Mercredi en fin de journée j’ai fait un arrêt à la pharmacie. En cette semaine de la rentrée universitaire j’étais quelque peu déstabilisée par le rythme plus soutenu du quotidien après une période de vacances d’un mois. Au comptoir, juste devant moi, un homme et une femme qui discutent avec le pharmacien. D’après ce que j’en déduis ils sont assez jeunes, au début de la quarantaine. Je reste à distance comme il est recommandé, pour que la confidentialité soit conservée. J’en profite même pour faire quelques achats supplémentaires. Je reviens au comptoir et le temps passe, 5 minutes puis 10 minutes d’attente. Je jette un coup d’œil à mon téléphone, pousse un petit soupir et pense que peut-être devrais-je revenir un autre jour après tout il n’y a aucune urgence. Derrière moi la file s’allonge et on entend ici et là des grognements sur la lenteur du service et le temps trop long que passe ce couple à parler avec le pharmacien : « Veux-tu me dire c’est quoi le problème? », « Ils pourraient ouvrir le deuxième comptoir d’accueil pour nous répondre! ».

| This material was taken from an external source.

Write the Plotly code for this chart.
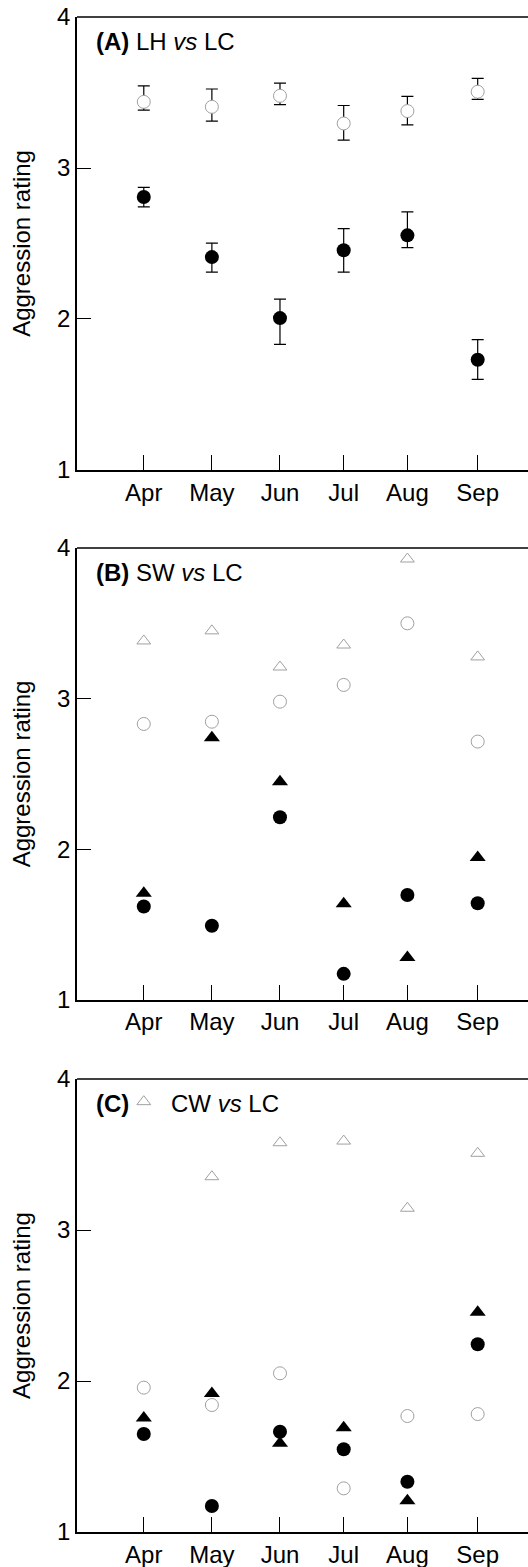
import plotly.graph_objects as go

# sampling positions (day of year) and month labels
sample_day = [105, 136, 167, 196, 225, 257]
months = ["Apr", "May", "Jun", "Jul", "Aug", "Sep"]

# Panel A: LH vs LC (means with error bars)
a_open = [3.438, 3.405, 3.478, 3.295, 3.377, 3.505]
a_open_hi = [3.544, 3.523, 3.562, 3.414, 3.474, 3.593]
a_open_lo = [3.383, 3.310, 3.420, 3.184, 3.286, 3.454]
a_fill = [2.808, 2.410, 2.006, 2.455, 2.554, 1.730]
a_fill_hi = [2.871, 2.503, 2.132, 2.599, 2.709, 1.863]
a_fill_lo = [2.742, 2.310, 1.832, 2.311, 2.473, 1.600]

# Panel B: SW vs LC
b_open_tri = [3.383, 3.450, 3.210, 3.356, 3.927, 3.277]
b_open_circ = [2.832, 2.847, 2.980, 3.091, 3.500, 2.715]
b_fill_tri = [1.709, 2.741, 2.449, 1.638, 1.281, 1.945]
b_fill_circ = [1.620, 1.492, 2.213, 1.173, 1.697, 1.642]

# Panel C: CW vs LC
c_open_tri = [3.850, 3.353, 3.578, 3.589, 3.144, 3.508]
c_open_circ = [1.956, 1.841, 2.051, 1.289, 1.768, 1.781]
c_fill_tri = [1.755, 1.918, 1.587, 1.690, 1.207, 2.455]
c_fill_circ = [1.649, 1.172, 1.664, 1.548, 1.333, 2.243]

y_ticks = [1, 2, 3, 4]

FONT = "Liberation Sans, Arial, Helvetica, sans-serif"
GRAY = "#a0a0a0"

fig = go.Figure()


def diff(a, b):
    return [round(x - y, 4) for x, y in zip(a, b)]


# Panel A
fig.add_trace(go.Scatter(
    x=sample_day, y=a_open, mode="markers", xaxis="x", yaxis="y",
    marker=dict(symbol="circle", size=13, color="white", line=dict(color=GRAY, width=1)),
    error_y=dict(type="data", symmetric=False, array=diff(a_open_hi, a_open),
                 arrayminus=diff(a_open, a_open_lo), color="black", thickness=1.2, width=6),
    showlegend=False))
fig.add_trace(go.Scatter(
    x=sample_day, y=a_fill, mode="markers", xaxis="x", yaxis="y",
    marker=dict(symbol="circle", size=14, color="black"),
    error_y=dict(type="data", symmetric=False, array=diff(a_fill_hi, a_fill),
                 arrayminus=diff(a_fill, a_fill_lo), color="black", thickness=1.2, width=6),
    showlegend=False))


def add_panel(xa, ya, otri, ocirc, ftri, fcirc):
    fig.add_trace(go.Scatter(x=sample_day, y=otri, mode="markers", xaxis=xa, yaxis=ya,
                             marker=dict(symbol="triangle-up-open", size=12, color=GRAY,
                                         line=dict(color=GRAY, width=1)), showlegend=False))
    fig.add_trace(go.Scatter(x=sample_day, y=ocirc, mode="markers", xaxis=xa, yaxis=ya,
                             marker=dict(symbol="circle-open", size=13, color=GRAY,
                                         line=dict(color=GRAY, width=1)), showlegend=False))
    fig.add_trace(go.Scatter(x=sample_day, y=ftri, mode="markers", xaxis=xa, yaxis=ya,
                             marker=dict(symbol="triangle-up", size=14, color="black"),
                             showlegend=False))
    fig.add_trace(go.Scatter(x=sample_day, y=fcirc, mode="markers", xaxis=xa, yaxis=ya,
                             marker=dict(symbol="circle", size=14, color="black"),
                             showlegend=False))


add_panel("x2", "y2", b_open_tri, b_open_circ, b_fill_tri, b_fill_circ)
add_panel("x3", "y3", c_open_tri, c_open_circ, c_fill_tri, c_fill_circ)

xcommon = dict(range=[74.6, 279.9], tickmode="array", tickvals=sample_day, ticktext=months,
               ticks="inside", ticklen=15, tickwidth=1, tickcolor="black",
               showline=True, linecolor="black", linewidth=1.5, showgrid=False,
               zeroline=False, tickfont=dict(family=FONT, size=24, color="black"))
ycommon = dict(range=[1, 4], tickmode="array", tickvals=y_ticks,
               ticks="inside", ticklen=14, tickwidth=1, tickcolor="black",
               showline=True, linecolor="black", linewidth=1.5, showgrid=False,
               zeroline=False, tickfont=dict(family=FONT, size=24, color="black"),
               title=dict(text="Aggression rating", font=dict(family=FONT, size=24, color="black"),
                          standoff=20))

domains = [[0.701, 1.0], [0.3512, 0.6495], [0.0, 0.299]]

fig.update_layout(
    width=528, height=1567,
    margin=dict(l=77, r=0, t=17, b=35),
    paper_bgcolor="white", plot_bgcolor="white",
    xaxis=dict(xcommon, anchor="y"),
    yaxis=dict(ycommon, anchor="x", domain=domains[0]),
    xaxis2=dict(xcommon, anchor="y2"),
    yaxis2=dict(ycommon, anchor="x2", domain=domains[1]),
    xaxis3=dict(xcommon, anchor="y3"),
    yaxis3=dict(ycommon, anchor="x3", domain=domains[2]),
    showlegend=False,
)

# top borders of each panel
for xr, yr in [("x", "y"), ("x2", "y2"), ("x3", "y3")]:
    fig.add_shape(type="line", xref=f"{xr} domain", yref=f"{yr} domain",
                  x0=0, x1=1, y0=1, y1=1, line=dict(color="black", width=1.5))

# panel labels
labels = [("x", "y", "<b>(A)</b> LH <i>vs</i> LC", 0.038),
          ("x2", "y2", "<b>(B)</b> SW <i>vs</i> LC", 0.038),
          ("x3", "y3", "<b>(C)</b>", 0.038)]
for xr, yr, txt, xp in labels:
    fig.add_annotation(xref=f"{xr} domain", yref=f"{yr} domain", x=xp, y=0.945,
                       xanchor="left", yanchor="middle", text=txt, showarrow=False,
                       font=dict(family=FONT, size=24, color="black"))
fig.add_annotation(xref="x3 domain", yref="y3 domain", x=0.204, y=0.945,
                   xanchor="left", yanchor="middle", text="CW <i>vs</i> LC", showarrow=False,
                   font=dict(family=FONT, size=24, color="black"))

fig.write_html("out.html", config={"displayModeBar": False},
               post_script="document.body.style.margin='0';document.body.style.overflow='hidden';")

Je me sens soudain mal à l’aise car les chuchotements s’intensifient. On dirait un essaim d’abeilles prêt à se jeter sur ces deux personnes . La femme réalise soudain ce qui se passe, elle se tourne vers nous, elle a les yeux rougis, visiblement elle vient de pleurer. La consultation est sur le point de se terminer, le pharmacien toujours à l’écoute leur dit qu’il va contacter leur médecin pour discuter avec lui des moyens à prendre pour contrer les effets et désagréments importants de cette médication. L’homme se retourne à son tour, il a le visage émacié, les orbites creusées. Ses yeux, aussi noirs que les abysses de l’océan ne laissent planer aucun doute sur la gravité de sa maladie. Il a le visage d’un vieillard arrivé au bout de sa vie. Lorsqu’il se met à marcher, son pas est hésitant et sa femme doit lui tenir la main pour qu’il conserve son équilibre. Je ne suis pas la seule à réaliser ce qui se passe et le bourdonnement des abeilles affairées laisse place à un lourd silence. Notre honte collective est perceptible. Quelle belle occasion manquée de nous taire .

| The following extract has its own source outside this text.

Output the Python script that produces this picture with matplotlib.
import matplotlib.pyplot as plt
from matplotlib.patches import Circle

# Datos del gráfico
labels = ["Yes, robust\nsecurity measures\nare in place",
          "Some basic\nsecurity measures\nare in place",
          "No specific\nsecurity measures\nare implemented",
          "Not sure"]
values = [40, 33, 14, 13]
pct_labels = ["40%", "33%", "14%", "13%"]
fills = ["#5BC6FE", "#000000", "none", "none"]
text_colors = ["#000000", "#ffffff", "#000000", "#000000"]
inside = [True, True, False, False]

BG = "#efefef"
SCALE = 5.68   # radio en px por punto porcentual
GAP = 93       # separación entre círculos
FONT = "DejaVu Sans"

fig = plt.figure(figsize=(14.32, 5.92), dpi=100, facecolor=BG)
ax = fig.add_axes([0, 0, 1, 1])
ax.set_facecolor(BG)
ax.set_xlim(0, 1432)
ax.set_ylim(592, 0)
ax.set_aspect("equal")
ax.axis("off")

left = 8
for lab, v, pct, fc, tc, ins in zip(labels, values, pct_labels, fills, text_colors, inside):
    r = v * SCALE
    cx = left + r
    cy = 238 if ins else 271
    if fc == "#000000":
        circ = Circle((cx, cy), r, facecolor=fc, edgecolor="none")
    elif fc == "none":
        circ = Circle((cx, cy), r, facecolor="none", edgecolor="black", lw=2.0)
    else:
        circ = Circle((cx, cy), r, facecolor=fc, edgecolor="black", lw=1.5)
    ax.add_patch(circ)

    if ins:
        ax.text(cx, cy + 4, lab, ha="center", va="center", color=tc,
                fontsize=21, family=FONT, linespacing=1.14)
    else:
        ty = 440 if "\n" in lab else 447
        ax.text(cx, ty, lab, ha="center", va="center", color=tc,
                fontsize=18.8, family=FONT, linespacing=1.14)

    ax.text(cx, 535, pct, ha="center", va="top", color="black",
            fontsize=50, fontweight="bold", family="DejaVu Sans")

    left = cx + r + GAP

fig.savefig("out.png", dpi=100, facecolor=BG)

En retournant à ma voiture, j’ai eu une pensée pour tous ceux et celles qui, comme cet homme, n’entreront pas au travail, ne vivront pas la fébrilité de la rentrée. Du côté de la rive des vivants on s’affaire et on se plaint du temps qui va trop vite, de la ronde du métro-boulot-dodo. Pour certains d’entre nous, il n’y aura plus jamais de travail ni de vacances mais seulement cercle infernal des traitements à chaque semaine et la difficile attente des résultats.
Et tout à coup je me sens choyée et privilégiée de pouvoir retourner au travail. Revoir les étudiants et étudiantes, être en contact avec toute cette vie, toutes ces promesses de projets, cette énergie. Et dire que j’ai osé me plaindre et trouver difficile la rentrée . Pourquoi aura-t-il fallu avoir cette pensée seulement parce que cette journée là j’ai fait un petit détour à la pharmacie?